Which brings me back to Roxane’s idea that we often “pander” by writing our cultures in a way that meets white/straight/male expectations. I think that’s true only, or mostly, when whites have large and defining roles within “ethnic” stories. (I suppose you can substitute “straight people” or “men” within queer and female contexts, though I’m sure the nuances are different.) Extra points when said white person is acting badly.

A monstrous white person on the page perpetuates the myth that racism mostly involves bad actions by evil individuals and the eradication of it mostly involves mean people acting nicer. That’s the world of Kathryn Stockett’s fantasy novel and movie, The Help. Really racism and white supremacy (like sexism and patriarchy) involve a systematic infrastructure that seems to perpetuate itself even in the absence of any overt ill will by individual actors. That’s far more disconcerting and scary and a far more difficult thing to dramatize.

MD: Okay. We were going to end our talk here, but I can’t without asking you for your thoughts on “Formation.”

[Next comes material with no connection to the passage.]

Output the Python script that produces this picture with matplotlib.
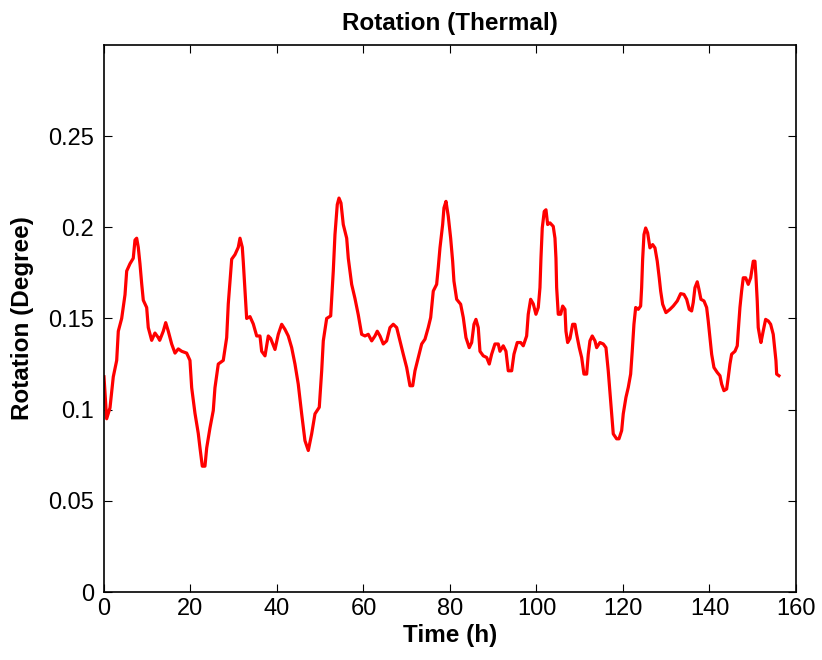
import matplotlib
matplotlib.use("Agg")
import matplotlib.pyplot as plt

plt.rcParams['font.family'] = ['Liberation Sans', 'DejaVu Sans']

# values
time_h = [
    0.0, 0.62, 1.39, 2.15, 2.94, 3.31, 4.09, 4.86, 5.25, 6.01, 6.77, 7.17, 7.56, 7.93,
    8.32, 8.72, 9.09, 9.87, 10.24, 11.03, 11.79, 12.55, 12.88, 13.71, 14.27, 14.87,
    15.65, 16.42, 17.18, 17.97, 19.12, 19.88, 20.28, 21.04, 21.80, 22.20, 22.73, 23.35,
    23.75, 24.51, 25.27, 25.66, 26.43, 27.58, 28.37, 28.74, 29.13, 29.53, 30.29, 31.05,
    31.45, 31.98, 32.21, 32.60, 32.99, 33.76, 34.52, 35.31, 36.07, 36.46, 37.23, 37.99,
    38.54, 39.54, 40.30, 41.09, 41.85, 42.61, 43.40, 44.16, 44.92, 45.71, 46.47, 47.24,
    48.02, 48.79, 49.78, 50.34, 50.71, 51.49, 52.42, 53.02, 53.41, 53.94, 54.34, 54.80,
    55.33, 56.12, 56.49, 57.27, 58.03, 58.80, 59.58, 60.35, 61.11, 61.90, 62.66, 63.19,
    63.82, 64.58, 65.36, 66.13, 66.89, 67.68, 68.44, 69.20, 69.99, 70.75, 71.38, 71.91,
    72.67, 73.46, 74.22, 74.98, 75.54, 76.14, 76.92, 77.29, 77.69, 78.31, 78.61, 79.08,
    79.61, 80.16, 80.62, 80.92, 81.55, 82.47, 83.08, 83.70, 84.46, 85.02, 85.55, 86.01,
    86.54, 86.94, 87.70, 88.49, 89.09, 89.64, 90.40, 91.17, 91.56, 92.32, 92.95, 93.48,
    94.27, 94.80, 95.56, 96.35, 96.95, 97.73, 98.10, 98.66, 99.26, 99.88, 100.42, 100.81,
    101.04, 101.34, 101.80, 102.20, 102.59, 103.12, 103.88, 104.28, 104.51, 104.67,
    105.04, 105.60, 106.06, 106.59, 106.82, 107.21, 107.75, 108.37, 108.90, 109.29,
    109.90, 110.45, 110.98, 111.61, 111.98, 112.37, 112.90, 113.53, 113.92, 114.68,
    115.45, 116.07, 116.60, 116.99, 117.39, 117.76, 118.54, 119.08, 119.70, 120.07,
    120.69, 121.23, 121.78, 122.15, 122.54, 122.94, 123.54, 124.09, 124.32, 124.55,
    124.86, 125.25, 125.71, 126.24, 126.87, 127.40, 127.93, 128.39, 128.72, 129.18,
    129.94, 130.87, 131.63, 132.56, 133.34, 134.10, 134.73, 135.33, 135.88, 136.25,
    136.65, 137.18, 137.57, 138.03, 138.73, 139.35, 139.72, 140.12, 140.51, 141.04,
    141.80, 142.43, 142.82, 143.35, 143.98, 144.35, 144.74, 145.13, 145.90, 146.43,
    146.66, 147.05, 147.44, 147.82, 148.37, 148.97, 149.53, 149.89, 150.13, 150.52,
    150.75, 151.05, 151.28, 151.68, 151.91, 152.44, 152.99, 153.60, 154.15, 154.75,
    155.14, 155.38, 155.54, 156.07,
]
rotation_deg = [
    0.118, 0.095, 0.101, 0.118, 0.127, 0.143, 0.150, 0.163, 0.176, 0.180, 0.183, 0.193,
    0.194, 0.189, 0.180, 0.169, 0.160, 0.156, 0.145, 0.138, 0.142, 0.1395, 0.138, 0.143,
    0.1477, 0.143, 0.136, 0.131, 0.1333, 0.132, 0.131, 0.127, 0.112, 0.098, 0.087, 0.079,
    0.069, 0.069, 0.079, 0.090, 0.0995, 0.112, 0.125, 0.127, 0.1395, 0.158, 0.1705,
    0.1825, 0.185, 0.189, 0.194, 0.189, 0.181, 0.165, 0.150, 0.151, 0.147, 0.1404,
    0.1404, 0.132, 0.1295, 0.1404, 0.139, 0.133, 0.1413, 0.1468, 0.144, 0.1404, 0.134,
    0.125, 0.114, 0.0977, 0.083, 0.0776, 0.0867, 0.0977, 0.1013, 0.1213, 0.1377, 0.150,
    0.1514, 0.176, 0.196, 0.2124, 0.216, 0.2133, 0.2015, 0.194, 0.183, 0.1687, 0.161,
    0.152, 0.1413, 0.1404, 0.1413, 0.1377, 0.1404, 0.143, 0.1404, 0.136, 0.1377, 0.145,
    0.1468, 0.145, 0.1377, 0.1304, 0.1231, 0.1131, 0.1131, 0.1213, 0.1286, 0.136, 0.1386,
    0.145, 0.1505, 0.165, 0.1687, 0.1778, 0.1887, 0.2015, 0.2106, 0.2142, 0.206, 0.194,
    0.1814, 0.1705, 0.1605, 0.1578, 0.1505, 0.1395, 0.134, 0.1368, 0.1468, 0.1495, 0.145,
    0.132, 0.1295, 0.1286, 0.125, 0.1304, 0.136, 0.136, 0.132, 0.135, 0.132, 0.1213,
    0.1213, 0.1304, 0.1368, 0.1368, 0.135, 0.1404, 0.1523, 0.1605, 0.158, 0.1523, 0.156,
    0.1669, 0.183, 0.1996, 0.2087, 0.2096, 0.2015, 0.2024, 0.2005, 0.194, 0.183, 0.1669,
    0.1523, 0.1523, 0.1568, 0.155, 0.143, 0.1368, 0.139, 0.1468, 0.1468, 0.1413, 0.134,
    0.1286, 0.1195, 0.1195, 0.1304, 0.1377, 0.1404, 0.1377, 0.134, 0.1368, 0.136, 0.134,
    0.1213, 0.110, 0.0977, 0.0867, 0.084, 0.084, 0.0885, 0.0977, 0.1067, 0.1122, 0.1195,
    0.1322, 0.1468, 0.156, 0.155, 0.1568, 0.1669, 0.1823, 0.196, 0.1996, 0.1969, 0.1887,
    0.1905, 0.1887, 0.1814, 0.1723, 0.165, 0.1578, 0.1532, 0.155, 0.1568, 0.1596, 0.1636,
    0.1632, 0.1605, 0.155, 0.1541, 0.1587, 0.1669, 0.1701, 0.166, 0.1605, 0.1596, 0.156,
    0.1486, 0.1395, 0.1304, 0.1231, 0.1204, 0.1186, 0.114, 0.1104, 0.1113, 0.1177, 0.125,
    0.1304, 0.132, 0.135, 0.1432, 0.156, 0.165, 0.1723, 0.1723, 0.1687, 0.1723, 0.1778,
    0.1814, 0.1814, 0.1732, 0.1596, 0.145, 0.1395, 0.1368, 0.1432, 0.1495, 0.1486, 0.1468,
    0.1413, 0.1322, 0.1268, 0.1195, 0.1186,
]
x_ticks = [0, 20, 40, 60, 80, 100, 120, 140, 160]
y_ticks = [0, 0.05, 0.1, 0.15, 0.2, 0.25]
y_tick_labels = ['0', '0.05', '0.1', '0.15', '0.2', '0.25']

fig = plt.figure(figsize=(8.22, 6.6), dpi=100)
ax = fig.add_axes([0.1265, 0.103, 0.8418, 0.829])

ax.plot(time_h, rotation_deg, color='red', linewidth=2.3)

ax.set_xlim(0, 160)
ax.set_ylim(0, 0.3)
ax.set_xticks(x_ticks)
ax.set_xticklabels([str(t) for t in x_ticks])
ax.set_yticks(y_ticks)
ax.set_yticklabels(y_tick_labels)
ax.tick_params(direction='in', top=True, right=True, length=6, width=0.8,
               labelsize=17)
ax.tick_params(axis='y', pad=7)
ax.tick_params(axis='x', pad=4)
for s in ax.spines.values():
    s.set_linewidth(1.2)

ax.set_title("Rotation (Thermal)", fontsize=17.5, fontweight='bold', pad=11)
ax.set_xlabel("Time (h)", fontsize=17.5, fontweight='bold', labelpad=3)
ax.set_ylabel("Rotation (Degree)", fontsize=17.5, fontweight='bold', labelpad=10)

fig.savefig("out.png", dpi=100)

RAS: I must start this by saying, I am by no means a Beyoncé stan. That’s becoming the classic opening when discussing this song and video; I’ve seen so many people on Twitter and Facebook use that line. Whenever there’s a Beyoncé moment on Twitter, I’m usually on my timeline making fun of it. This time though, I had no jokes, no cynicism. She’s seemed to have united the Beyhive with black folks who were uninterested in her or even disdainful of her music. I can’t stress how important it is for an artist of Beyoncé’s caliber to forcefully assert her blackness at a time of racialized strife and turmoil. The “stop shooting us” iconography. The sinking cop car. The drowning/baptism/rebirth in the floodwaters of Katrina, where so many became politicized (and one of the many preludes to the #blacklivesmatter movement that officially kicked off in Ferguson). The expressions of love for her “negro nose” and her family, mixing the personal with the political. There’s a lot here.

If artists haven’t felt the call to put their art in the service of our liberation, this is a very good and very black bat signal.

Every movement needs art to minister to its spiritual, emotional and intellectual needs. It’s as important as the street protests, more possibly if the art transcends the moment. I’ve heard people question the authenticity of Yoncé’s “Formation” moment. Saying she’s been a superstar for so long and never has been particularly political. Let’s remember though that Marvin Gaye wasn’t a new artist when he made What’s Going On? He was called. I’ve heard people say “Formation” doesn’t come forcefully enough. I can dig that. Though I do think that mixing the personal with the political, the trivial with the profound is very much of our times. But, no, this isn’t exactly What’s Going On? It doesn’t need to be; the title itself, “Formation,” implies a beginning. It leaves room for other black artists to pick up the torch and take it further in their own respective mediums. If artists haven’t felt the call to put their art in the service of our liberation, this is a very good and very black bat signal.